TensorRT-7 Network Lib 包括常用目标检测、关键点检测、人脸检测、OCR等 可训练自己数据
520 stars 111 forks source link

About the infer time problem #18

Closed iMurphL closed 3 years ago

iMurphL commented 3 years ago

Hi there! Thank you for your excellent codes and it helps me a lot. I trained a network with pytorch and deployed it with tensorRT successfully. But the infer time (do NOT include pre/post process) got longer compared to inferring in torch. While converted to INT8 the model is getting faster but not enough. Is that normal? Maybe there is something I missed while deploying the model. I have no idea about it and can you hint me with any ideas?
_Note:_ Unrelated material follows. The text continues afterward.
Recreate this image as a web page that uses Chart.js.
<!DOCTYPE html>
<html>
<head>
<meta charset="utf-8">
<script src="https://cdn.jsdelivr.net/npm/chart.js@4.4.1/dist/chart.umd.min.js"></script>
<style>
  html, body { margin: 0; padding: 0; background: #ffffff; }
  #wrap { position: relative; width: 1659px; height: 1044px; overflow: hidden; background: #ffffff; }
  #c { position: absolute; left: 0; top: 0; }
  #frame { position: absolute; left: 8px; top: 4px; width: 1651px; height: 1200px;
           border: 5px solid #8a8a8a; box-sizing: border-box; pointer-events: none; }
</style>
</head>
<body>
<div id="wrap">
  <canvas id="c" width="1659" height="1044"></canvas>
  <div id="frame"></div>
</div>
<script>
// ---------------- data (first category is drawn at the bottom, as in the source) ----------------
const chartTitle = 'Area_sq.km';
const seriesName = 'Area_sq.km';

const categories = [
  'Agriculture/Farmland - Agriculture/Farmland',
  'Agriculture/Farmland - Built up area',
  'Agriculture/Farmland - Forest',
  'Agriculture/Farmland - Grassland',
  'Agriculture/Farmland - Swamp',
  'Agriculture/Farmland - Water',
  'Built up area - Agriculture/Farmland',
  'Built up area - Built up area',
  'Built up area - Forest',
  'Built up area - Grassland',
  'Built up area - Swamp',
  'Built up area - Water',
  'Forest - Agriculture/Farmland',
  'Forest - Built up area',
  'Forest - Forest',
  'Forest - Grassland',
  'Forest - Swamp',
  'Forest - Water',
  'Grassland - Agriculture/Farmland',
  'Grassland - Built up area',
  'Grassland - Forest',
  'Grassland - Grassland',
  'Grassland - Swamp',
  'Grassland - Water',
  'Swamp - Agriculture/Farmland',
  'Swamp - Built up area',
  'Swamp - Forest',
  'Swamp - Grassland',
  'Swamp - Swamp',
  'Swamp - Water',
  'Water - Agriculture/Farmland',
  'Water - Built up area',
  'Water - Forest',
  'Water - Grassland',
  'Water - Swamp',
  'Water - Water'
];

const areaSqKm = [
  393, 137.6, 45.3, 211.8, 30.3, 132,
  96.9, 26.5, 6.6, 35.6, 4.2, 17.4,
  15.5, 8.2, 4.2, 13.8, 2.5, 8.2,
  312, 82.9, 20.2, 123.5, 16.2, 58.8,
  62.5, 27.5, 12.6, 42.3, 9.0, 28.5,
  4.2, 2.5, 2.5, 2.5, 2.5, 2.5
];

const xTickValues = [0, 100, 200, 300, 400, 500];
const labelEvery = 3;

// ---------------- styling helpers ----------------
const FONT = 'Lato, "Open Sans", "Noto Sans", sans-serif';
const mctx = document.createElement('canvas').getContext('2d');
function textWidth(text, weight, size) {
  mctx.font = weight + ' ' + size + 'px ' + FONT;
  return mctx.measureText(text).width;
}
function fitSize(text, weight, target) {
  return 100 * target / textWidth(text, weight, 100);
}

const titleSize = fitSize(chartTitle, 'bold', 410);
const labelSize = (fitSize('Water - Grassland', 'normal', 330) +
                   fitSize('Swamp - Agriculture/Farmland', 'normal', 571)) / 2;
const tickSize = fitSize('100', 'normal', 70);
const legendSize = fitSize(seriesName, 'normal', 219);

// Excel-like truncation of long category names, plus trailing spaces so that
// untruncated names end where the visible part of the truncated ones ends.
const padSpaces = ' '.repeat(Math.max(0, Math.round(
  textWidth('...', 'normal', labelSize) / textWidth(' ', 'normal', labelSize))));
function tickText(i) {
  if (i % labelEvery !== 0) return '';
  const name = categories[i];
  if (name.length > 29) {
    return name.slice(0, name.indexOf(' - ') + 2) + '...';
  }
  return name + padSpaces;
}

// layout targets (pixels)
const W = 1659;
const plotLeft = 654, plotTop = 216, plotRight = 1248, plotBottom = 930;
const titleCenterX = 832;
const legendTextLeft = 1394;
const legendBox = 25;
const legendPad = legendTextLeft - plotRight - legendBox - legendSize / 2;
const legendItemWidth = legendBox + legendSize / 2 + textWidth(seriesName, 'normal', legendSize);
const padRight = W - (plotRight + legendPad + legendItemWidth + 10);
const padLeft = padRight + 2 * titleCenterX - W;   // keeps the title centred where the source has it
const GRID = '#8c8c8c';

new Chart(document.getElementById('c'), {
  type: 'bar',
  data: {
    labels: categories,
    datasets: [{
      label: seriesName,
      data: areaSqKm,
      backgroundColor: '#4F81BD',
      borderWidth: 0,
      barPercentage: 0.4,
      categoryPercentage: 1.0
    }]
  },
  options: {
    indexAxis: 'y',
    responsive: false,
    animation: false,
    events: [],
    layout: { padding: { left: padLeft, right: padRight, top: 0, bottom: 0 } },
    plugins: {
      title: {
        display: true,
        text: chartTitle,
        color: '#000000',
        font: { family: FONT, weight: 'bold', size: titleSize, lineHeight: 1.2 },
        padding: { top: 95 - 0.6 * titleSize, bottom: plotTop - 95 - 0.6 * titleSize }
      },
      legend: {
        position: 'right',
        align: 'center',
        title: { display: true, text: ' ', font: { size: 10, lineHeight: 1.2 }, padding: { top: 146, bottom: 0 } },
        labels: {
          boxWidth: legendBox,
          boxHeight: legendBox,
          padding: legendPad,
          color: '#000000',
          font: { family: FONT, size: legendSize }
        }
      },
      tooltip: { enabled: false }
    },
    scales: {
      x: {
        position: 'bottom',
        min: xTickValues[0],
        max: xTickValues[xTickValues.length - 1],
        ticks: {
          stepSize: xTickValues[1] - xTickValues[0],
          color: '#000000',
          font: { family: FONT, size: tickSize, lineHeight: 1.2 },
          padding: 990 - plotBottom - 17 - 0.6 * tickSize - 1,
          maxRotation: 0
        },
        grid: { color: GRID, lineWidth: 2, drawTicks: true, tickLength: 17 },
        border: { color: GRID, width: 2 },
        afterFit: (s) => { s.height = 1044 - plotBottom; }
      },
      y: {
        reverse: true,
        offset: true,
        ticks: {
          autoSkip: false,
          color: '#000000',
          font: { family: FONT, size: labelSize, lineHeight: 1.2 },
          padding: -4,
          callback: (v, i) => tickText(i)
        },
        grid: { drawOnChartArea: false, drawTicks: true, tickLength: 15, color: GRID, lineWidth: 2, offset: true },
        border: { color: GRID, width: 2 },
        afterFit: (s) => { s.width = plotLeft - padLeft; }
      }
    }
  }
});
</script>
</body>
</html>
GPU: GTX1080Ti/CUDA10.0 Model: DeeplabV3Plus with backbone ResNet50 pytorch1.6 infer time 15ms tensorrt infer time 22ms/FP32, 13ms/INT8

Syencil commented 3 years ago

i would also be pleasure to list some hint in english.

按照以下顺序进行排查:

  1. 首先确认在测试环境是否干净,比如是否还有其他进程在使用显卡、cpu、磁盘等
  2. 如果没问题可以考虑测试之前是否进行了warmup,如果没有可以考虑将前面几次运行事件舍弃再进行统计。
  3. 考虑当前TensorRT版本是否和driver还有cudnn版本匹配,是否成功使用了cudnn加速
  4. 确认一下模型是否完全一致,是否都fp32.
  5. torch版本模型开发者通常会在infer之前进行fuzeBN,检查一下trt模型是不是相同(trt可以对conv+bn自动合并)
  6. 看看torch统计时间和cuda统计时间方式是否相同 如果检查完了还有这个问题的话可以再进行留言。
iMurphL commented 3 years ago

Yeah I figured it out with your helps. There were some processes using other GPUs which unexpectedly influenced my tests. And the timing module between python and cpp is different. I rewrite the test code with TorchScript and the time is also around 20ms. Thank you for your helps.